▸ **Material supplied**
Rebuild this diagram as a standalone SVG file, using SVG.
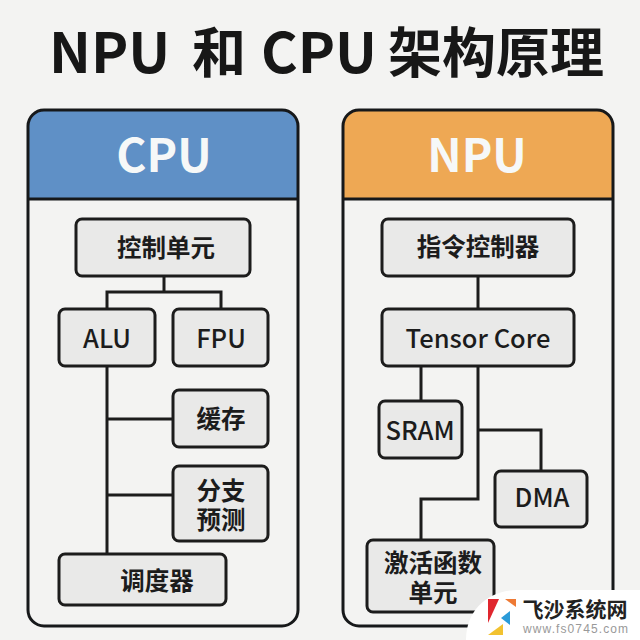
<svg xmlns="http://www.w3.org/2000/svg" width="640" height="640" viewBox="0 0 640 640">
<style>
text{font-family:"Noto Sans CJK SC","Noto Sans",sans-serif;text-anchor:middle;fill:#1c1c1c;font-weight:700}
.t{font-size:54px;fill:#171717;text-anchor:start}
.tl{font-size:56px}
.h{font-size:46px;fill:#f6f8f8;font-weight:700}
.l{font-size:25.500px;font-weight:500}
.c{font-size:24.500px}
.m{font-family:"Liberation Sans","Noto Sans CJK SC",sans-serif}
.box{fill:#e9e9e8;stroke:#1c1c1c;stroke-width:3}
.panel{fill:none;stroke:#16181a;stroke-width:3}
.conn{fill:none;stroke:#1c1c1c;stroke-width:3}
</style>
<rect width="640" height="640" fill="#f3f3f2"/>
<g id="title"><text class="t" y="73"><tspan class="tl" x="49">NPU</tspan><tspan x="192">和</tspan><tspan class="tl" x="261">CPU</tspan><tspan x="388">架构原理</tspan></text></g>
<g id="cpu-panel">
<path d="M28 199V126a16 16 0 0 1 16-16H282a16 16 0 0 1 16 16V199Z" fill="#5f90c6"/>
<line x1="28" y1="199" x2="298" y2="199" class="panel"/>
<rect x="28" y="110" width="270" height="516" rx="16" class="panel"/>
<text class="h" x="164" y="172">CPU</text>
</g>
<g id="npu-panel">
<path d="M343 199V126a16 16 0 0 1 16-16H597a16 16 0 0 1 16 16V199Z" fill="#eea854"/>
<line x1="343" y1="199" x2="613" y2="199" class="panel"/>
<rect x="343" y="110" width="270" height="516" rx="16" class="panel"/>
<text class="h" x="477" y="172">NPU</text>
</g>
<g id="connectors" class="conn">
<path d="M164 276V292M107 309V292H221V309"/>
<path d="M107 366V553M107 419H174M107 495H174"/>
<path d="M478 276V309"/>
<path d="M421 366V401M478 366V499H421V540M478 430H541V471"/>
</g>
<g id="node-control"><rect class="box" x="76" y="219" width="174" height="57" rx="6"/><text class="c" x="166" y="257">控制单元</text></g>
<g id="node-alu"><rect class="box" x="59" y="309" width="96" height="57" rx="6"/><text class="l" x="107" y="348">ALU</text></g>
<g id="node-fpu"><rect class="box" x="173" y="309" width="95" height="57" rx="6"/><text class="l" x="221" y="348">FPU</text></g>
<g id="node-cache"><rect class="box" x="173" y="390" width="95" height="57" rx="6"/><text class="c" x="221" y="428">缓存</text></g>
<g id="node-branch"><rect class="box" x="173" y="466" width="95" height="75" rx="6"/><text class="c m"><tspan x="221" y="500">分支</tspan></text><text class="c m"><tspan x="221" y="529">预测</tspan></text></g>
<g id="node-scheduler"><rect class="box" x="59" y="554" width="167" height="51" rx="6"/><text class="c" x="157" y="590">调度器</text></g>
<g id="node-instr"><rect class="box" x="382" y="219" width="192" height="57" rx="6"/><text class="c" x="478" y="256">指令控制器</text></g>
<g id="node-tensor"><rect class="box" x="382" y="309" width="192" height="57" rx="6"/><text class="l" x="478" y="348">Tensor Core</text></g>
<g id="node-sram"><rect class="box" x="379" y="401" width="83" height="57" rx="6"/><text class="l" x="420" y="440">SRAM</text></g>
<g id="node-dma"><rect class="box" x="495" y="471" width="92" height="56" rx="6"/><text class="l" x="542" y="507">DMA</text></g>
<g id="node-activation"><rect class="box" x="367" y="540" width="127" height="72" rx="6"/><text class="c m"><tspan x="433" y="572">激活函数</tspan></text><text class="c m"><tspan x="433" y="602">单元</tspan></text></g>
<g id="watermark">
<path d="M466 640C466 610 488 590 518 590H640V640Z" fill="#fff"/>
<polygon points="488,599 499,599 488,623" fill="#e0262e"/>
<polygon points="505,599 516,599 516,607" fill="#ee7a35"/>
<polygon points="510,611 510,625 501,618" fill="#2b9bd8"/>
<polygon points="503,624 503,635 488,635" fill="#f2c230"/>
<text x="575" y="617" style="font-size:21px;fill:#222">飞沙系统网</text>
<text x="575.500" y="633" textLength="105" style="font-family:'Liberation Sans',sans-serif;font-size:12px;fill:#999;font-weight:400">www.fs0745.com</text>
</g>
</svg>
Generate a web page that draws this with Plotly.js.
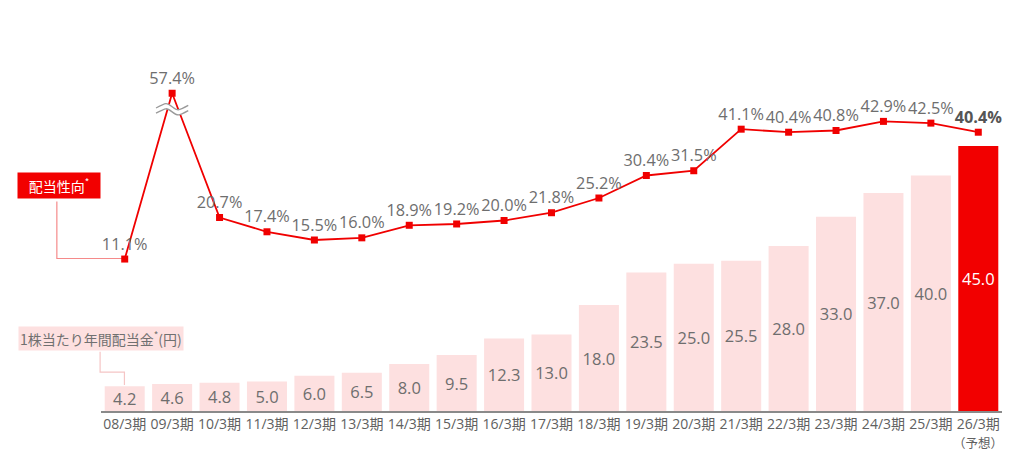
<!DOCTYPE html>
<html><head><meta charset="utf-8">
<script src="https://cdn.plot.ly/plotly-3.0.1.min.js"></script>
<style>html,body{margin:0;padding:0;background:#fff}#c{width:1024px;height:456px}</style>
</head><body><div id="c"></div>
<script>
const categories = ['08/3期','09/3期','10/3期','11/3期','12/3期','13/3期','14/3期','15/3期','16/3期','17/3期','18/3期','19/3期','20/3期','21/3期','22/3期','23/3期','24/3期','25/3期','26/3期'];
const forecastNote = '（予想）';
const dividends = [4.2,4.6,4.8,5.0,6.0,6.5,8.0,9.5,12.3,13.0,18.0,23.5,25.0,25.5,28.0,33.0,37.0,40.0,45.0];
const payoutRatio = [11.1,57.4,20.7,17.4,15.5,16.0,18.9,19.2,20.0,21.8,25.2,30.4,31.5,41.1,40.4,40.8,42.9,42.5,40.4];
const breakCap = 49.4; // broken axis: values above are drawn at the cap

const font = "'Open Sans', 'Noto Sans CJK JP', sans-serif";
const cjk = "'Noto Sans CJK JP', sans-serif";
const n = categories.length;
const barColors = dividends.map((v,i)=> i===n-1 ? '#f20000' : '#fde0e0');
const barTextColors = dividends.map((v,i)=> i===n-1 ? '#ffffff' : '#6e6e6e');
const lineDisplay = payoutRatio.map(v => Math.min(v, breakCap));
const lineText = payoutRatio.map((v,i)=> i===n-1 ? '<b>'+v.toFixed(1)+'%</b>' : v.toFixed(1)+'%');
const lineTextColors = payoutRatio.map((v,i)=> i===n-1 ? '#555555' : '#6e6e6e');

const bars = {
  type:'bar', x:categories, y:dividends, yaxis:'y',
  marker:{color:barColors, line:{width:0}},
  text:dividends.map(v=>v.toFixed(1)), textposition:'inside', insidetextanchor:'middle',
  textangle:0, textfont:{family:font, size:16.5, color:barTextColors}, constraintext:'none',
  hoverinfo:'skip', cliponaxis:false
};
const line = {
  type:'scatter', mode:'lines+markers+text', x:categories, y:lineDisplay, yaxis:'y2',
  line:{color:'#f00000', width:1.8},
  marker:{symbol:'square', size:7, color:'#f00000'},
  text:lineText, textposition:'top center',
  textfont:{family:font, size:16.3, color:lineTextColors},
  cliponaxis:false, hoverinfo:'skip'
};

// break mark below the capped point (index 1), drawn in data coordinates
const bi = 1, by = breakCap - 3.7, hw = 0.34, q = 0.12, amp = 1.0, gap = 0.6;
function wavePts(dy){
  return {a:[bi-hw, by+dy-0.3], c1:[bi-q, by+dy+amp], c2:[bi-q, by+dy+amp], m:[bi, by+dy], s:[bi+q, by+dy-amp], b:[bi+hw, by+dy+0.3]};
}
function wave(dy){
  const p = wavePts(dy);
  return `M ${p.a} C ${p.c1} ${p.c2} ${p.m} S ${p.s} ${p.b}`;
}
function band(){
  const u = wavePts(gap), d = wavePts(-gap);
  return `M ${u.a} C ${u.c1} ${u.c2} ${u.m} S ${u.s} ${u.b} L ${d.b} C ${[bi+q, by-gap-amp]} ${[bi+q, by-gap-amp]} ${d.m} S ${[bi-q, by-gap+amp]} ${d.a} Z`;
}
const shapes = [
  {type:'path', xref:'x', yref:'y2', path: band(), fillcolor:'#ffffff', line:{width:0}, layer:'above'},
  {type:'path', xref:'x', yref:'y2', path: wave(gap), line:{color:'#9a9a9a', width:1.3}, layer:'above'},
  {type:'path', xref:'x', yref:'y2', path: wave(-gap), line:{color:'#9a9a9a', width:1.3}, layer:'above'},
  // connector for payout ratio label
  {type:'path', xref:'paper', yref:'paper', path:'M -0.049 0.565 L -0.049 0.411 L 0.026 0.411', line:{color:'#f58a8a', width:1.2}, layer:'below'},
  // connector for dividend label
  {type:'path', xref:'paper', yref:'paper', path:'M -0.001 0.160 L -0.001 0.105 L 0.026 0.105 L 0.026 0.07', line:{color:'#f5c5c5', width:1.2}, layer:'below'}
];

const annotations = [
  {xref:'paper', yref:'paper', x:-0.0467, y:0.571, xanchor:'center', yanchor:'bottom',
   text:'配当性向<sup>*</sup>', showarrow:false, bgcolor:'#f20000',
   font:{family:cjk, size:14, color:'#ffffff'}, borderpad:2, width:78},
  {xref:'paper', yref:'paper', x:-0.0925, y:0.163, xanchor:'left', yanchor:'bottom',
   text:'1株当たり年間配当金<sup>*</sup>(円)', showarrow:false, bgcolor:'#fde0e0',
   font:{family:cjk, size:14, color:'#707070'}, borderpad:1},
  {xref:'x', yref:'paper', x:categories[n-1], y:-0.055, xanchor:'center', yanchor:'top',
   text:forecastNote, showarrow:false, font:{family:cjk, size:12.5, color:'#606060'}}
];

const layout = {
  width:1024, height:456,
  margin:{l:101, r:22, t:40, b:45},
  paper_bgcolor:'#ffffff', plot_bgcolor:'#ffffff',
  showlegend:false, bargap:0.156,
  xaxis:{type:'category', range:[-0.5, n-0.5], showgrid:false, zeroline:false,
    showline:true, linecolor:'#8a8a8a', linewidth:1.5, ticks:'',
    tickfont:{family:font, size:14, color:'#606060'}, automargin:false},
  yaxis:{range:[0,63], visible:false, fixedrange:true},
  yaxis2:{range:[-24.0, 61.7], overlaying:'y', visible:false, fixedrange:true},
  shapes:shapes, annotations:annotations,
  font:{family:font}
};
Plotly.newPlot('c', [bars, line], layout, {displayModeBar:false, staticPlot:true});
</script>
</body></html>
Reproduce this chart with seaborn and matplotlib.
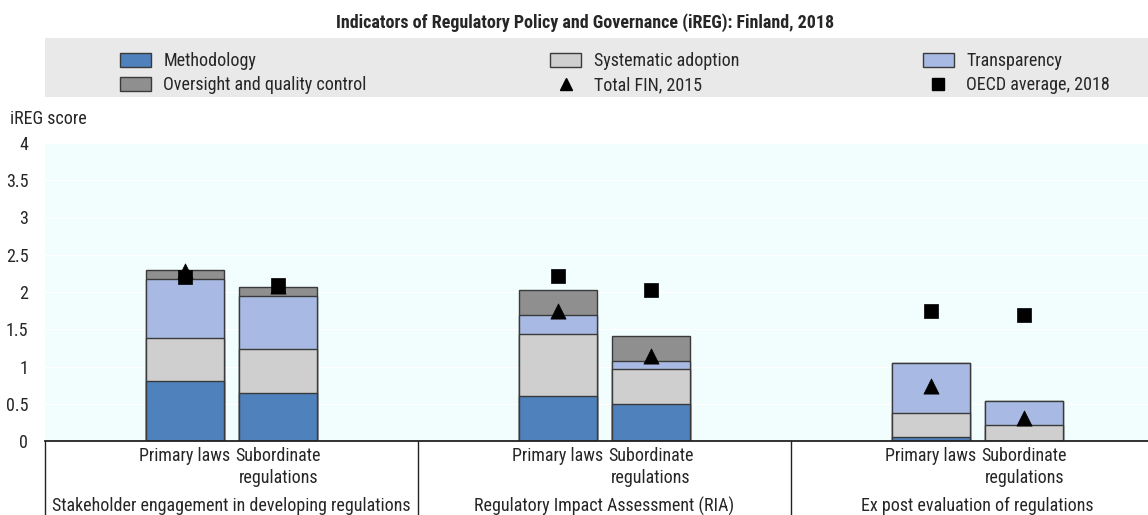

▸ **Task objective**
Display every line of the listing that contains the string "this".

▸ **Exercise answer**
Rebuild this diagram as a standalone SVG file, using SVG.
Generate a web page that draws this with Plotly.js.
Reproduce this chart with seaborn and matplotlib.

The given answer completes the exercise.